Sacó un pañuelo de seda y se enjugó la frente. Entraron en la casa. Igual que Swithin, James quedó impresionado por el patio interior.
—Aquí habrá usted empleado un montón de dinero —dijo después de mirar un rato las columnas y la galería superior—. ¿Cuánto han costado estas columnas?
—No le puedo decir así de pronto —respondió como pensativo Bosinney—; pero si, fué un montón de dinero.
—No me cabe duda —dijo James—. No… —pero vio la mirada del arquitecto y calló. Y en adelante, siempre que quería saber el precio de alguna cosa, se callaba.
Bosinney parecía tan determinado a que James viera todo, que si no hubiera sido éste de naturaleza demasiado «investigadora», hubiera dado con él una segunda vuelta a la casa. Parecía tan deseoso de que le hicieran preguntas, que James se puso en guardia. Empezó a cansarse, pues aunque tenía mucho nervio, también tenía setenta y cinco años.

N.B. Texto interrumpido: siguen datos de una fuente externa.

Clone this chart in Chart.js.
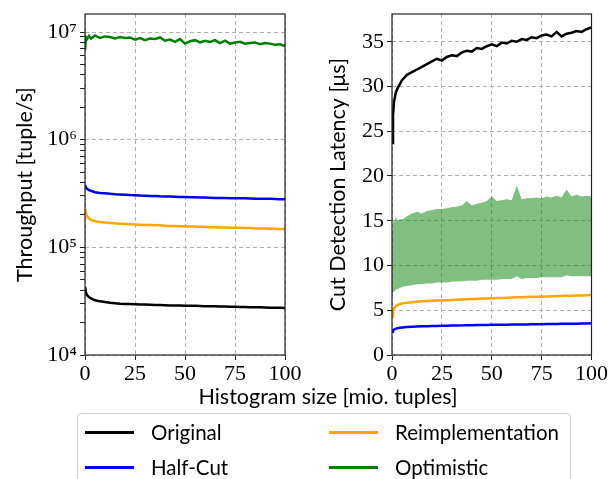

Y se estaba desanimando; le parecía que no iba a poder llegar a ninguna conclusión, pues de la visita no estaba obteniendo ninguno de los datos que vagamente esperaba. Tan sólo sentía mayor desconfianza por aquel joven, que le había cansado con tanta amabilidad y en cuyas atenciones comprobaba había mucho de burla.
Aquel sujeto era más agudo de lo que pensaba y más agradable de aspecto de lo que creyera Tenía una apariencia de «a mí no me importa» que James, para quien el riesgo era lo más intolerable de la vida, no apreciaba; además, su sonrisa florecía cuando menos se esperaba; y sus ojos eran muy raros. Le hacían pensar, como explicaba más tarde, en los de un gato hambriento. Esto es todo lo que pudo deducir, hablando con Emilia, de aquella suavidad burlona que había informado el proceder de Bosinney.

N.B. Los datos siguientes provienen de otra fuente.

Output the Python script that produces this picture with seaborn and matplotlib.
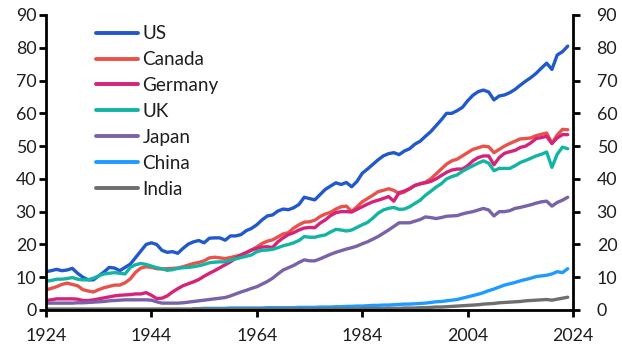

Al fin, tras haber visto todo lo que había de ver, salió por donde había entrado; y entonces, comprendiendo que había gastado en vano tiempo, paciencia y dinero, sacó a relucir toda la decisión de los Forsytes, y mirando fijamente a Bosinney, le dijo:
—Creo que ve usted mucho a mi nuera; ¿qué piensa ella de la casa? Pero no la ha visto, ¿verdad?

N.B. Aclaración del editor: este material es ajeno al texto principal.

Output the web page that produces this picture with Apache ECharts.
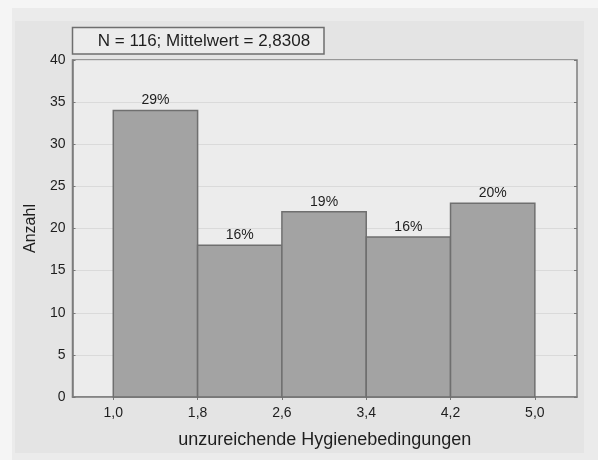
<!DOCTYPE html>
<html>
<head>
<meta charset="utf-8">
<script src="https://cdn.jsdelivr.net/npm/echarts@6/dist/echarts.min.js"></script>
<style>
  html, body { margin: 0; padding: 0; background: #f5f5f5; }
  .frame { position: absolute; left: 12px; top: 8px; width: 586px; height: 452px; background: #ebebeb; }
  .panel { position: absolute; left: 15px; top: 21px; width: 569px; height: 432px; background: #e4e4e4; }
  #chart { position: absolute; left: 0; top: 0; width: 598px; height: 460px; }
</style>
</head>
<body>
<div class="frame"></div>
<div class="panel"></div>
<div id="chart"></div>
<script>
const binEdges = [1.0, 1.8, 2.6, 3.4, 4.2, 5.0];
const counts = [34, 18, 22, 19, 23];
const percents = ["29%", "16%", "19%", "16%", "20%"];
const yTicks = [0, 5, 10, 15, 20, 25, 30, 35, 40];
const infoText = "N = 116; Mittelwert = 2,8308";

const bins = counts.map((c, i) => [binEdges[i], binEdges[i + 1], c, percents[i]]);
const fmt = v => v.toFixed(1).replace(".", ",");
const font = "'Liberation Sans', Arial, sans-serif";

let chart = echarts.init(document.getElementById("chart"));
let option = {
  backgroundColor: "transparent",
  animation: false,
  grid: {
    left: 72.5, top: 60, right: 21, bottom: 63,
    show: true,
    backgroundColor: "#ececec",
    borderColor: "#7d7d7d",
    borderWidth: 1.5
  },
  graphic: [
    {
      type: "rect",
      shape: { x: 72.5, y: 27.5, width: 251.5, height: 26.5 },
      style: { fill: "#ececec", stroke: "#6e6e6e", lineWidth: 1.5 }
    },
    {
      type: "text",
      x: 204, y: 41,
      style: {
        text: infoText, font: "17px " + font, fill: "#1e1e1e",
        align: "center", verticalAlign: "middle"
      }
    }
  ],
  xAxis: [
    {
      type: "value",
      min: 0.613, max: 5.4,
      name: "unzureichende Hygienebedingungen",
      nameLocation: "middle",
      nameGap: 34,
      nameTextStyle: { fontFamily: font, fontSize: 18, color: "#1e1e1e" },
      axisLine: { lineStyle: { color: "#7d7d7d", width: 1.5 } },
      axisTick: { show: false },
      splitLine: { show: false },
      axisLabel: {
        customValues: binEdges,
        formatter: fmt,
        fontFamily: font, fontSize: 14, color: "#1e1e1e", margin: 9
      }
    },
    {
      type: "value",
      position: "top",
      min: 0.613, max: 5.4,
      axisLine: { show: false },
      axisTick: {
        show: true, inside: true, length: 3,
        customValues: binEdges,
        lineStyle: { color: "#777" }
      },
      axisLabel: { show: false },
      splitLine: { show: false }
    }
  ],
  yAxis: [
    {
      type: "value",
      min: 0, max: 40, interval: 5,
      name: "Anzahl",
      nameLocation: "middle",
      nameGap: 32,
      nameTextStyle: { fontFamily: font, fontSize: 16, color: "#1e1e1e" },
      axisLine: { show: true, lineStyle: { color: "#7d7d7d", width: 1.5 } },
      axisTick: { show: true, inside: true, length: 3, lineStyle: { color: "#777" } },
      splitLine: { show: true, lineStyle: { color: "#dadada", width: 1 } },
      axisLabel: { fontFamily: font, fontSize: 14, color: "#1e1e1e", margin: 7 }
    },
    {
      type: "value",
      position: "right",
      min: 0, max: 40, interval: 5,
      axisLine: { show: false },
      axisTick: { show: true, inside: true, length: 3, lineStyle: { color: "#777" } },
      axisLabel: { show: false },
      splitLine: { show: false }
    }
  ],
  series: [
    {
      type: "custom",
      xAxisIndex: 0,
      yAxisIndex: 0,
      data: bins,
      encode: { x: [0, 1], y: 2 },
      renderItem: function (params, api) {
        let p0 = api.coord([api.value(0), api.value(2)]);
        let p1 = api.coord([api.value(1), 0]);
        return {
          type: "group",
          children: [
            {
              type: "rect",
              shape: { x: p0[0], y: p0[1], width: p1[0] - p0[0], height: p1[1] - p0[1] },
              style: { fill: "#a3a3a3", stroke: "#6f6f6f", lineWidth: 1.5 }
            },
            {
              type: "text",
              x: (p0[0] + p1[0]) / 2,
              y: p0[1] - 3,
              style: {
                text: bins[params.dataIndex][3],
                font: "14px " + font, fill: "#1e1e1e",
                align: "center", verticalAlign: "bottom"
              }
            }
          ]
        };
      }
    }
  ]
};
chart.setOption(option);
</script>
</body>
</html>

Dijo aquello sabiendo todo acerca de la visita de Irene, en la que, desde luego, no había nada de particular, excepto aquello de «no me importa no volver nunca a casa», y la forma en que June recibió la noticia.
Había decidido, al proponer así la cuestión, dar una oportunidad a Bosinney, como decía después:
Y Bosinney tardó mucho en contestar; pero mantuvo su vista molestamente clavada en James.
—Sí, ella ha visto la casa; pero no sé lo que le parece.
Nervioso y chasqueado, no podía, por su modo de ser, dejar la cosa así.
—¡Ah, la ha visto! La habrá traído Soames, ¿no?
Bosinney replicó sonriente:
—¡Oh, no!
—¡Cómo! ¿Vino sola?
—¡Oh, no!
—Entonces, ¿quién la trajo?
—La verdad es que no sé si debo decirle quién la trajo.
Para James, que sabía que la había llevado Swithin, la respuesta era incomprensible.
—Bueno… —balbució—. Usted sabe que… —pero se detuvo instantáneamente, comprendiendo que iba a descubrirse—. Si usted no quiere decírmelo, pues no me lo diga. A mí nadie me dice nada.
Causándole viva sorpresa, Bosinney le hizo a él una pregunta:
—A propósito, ¿sabe usted si va a venir alguno más de ustedes? Me gustaría saberlo para estar aquí.
—¿Venir alguno más? —dijo James, asombrado—. ¿Quién más va a venir? Yo no sé nada. Adiós.
Y mirando al suelo, extendió la mano, la puso en leve contacto con la de Bosinney, y tomando el paraguas precisamente por encima de la seda, echó a andar.
Antes de torcer por el camino se volvió a mirar y vio que Bosinney le seguía lentamente, «como un gato», fueron sus palabras. Y no hizo caso cuando el joven alzó el sombrero.
Cuando ya hubo desaparecido, aflojó el paso. Muy despacio, más inclinado que cuando llegó, cansado, hambriento y descorazonado, se dirigió a la estación.
El Pirata, viéndole ir tan alicaído, quizá sintió pesadumbre por la forma de haberse comportado el viejo.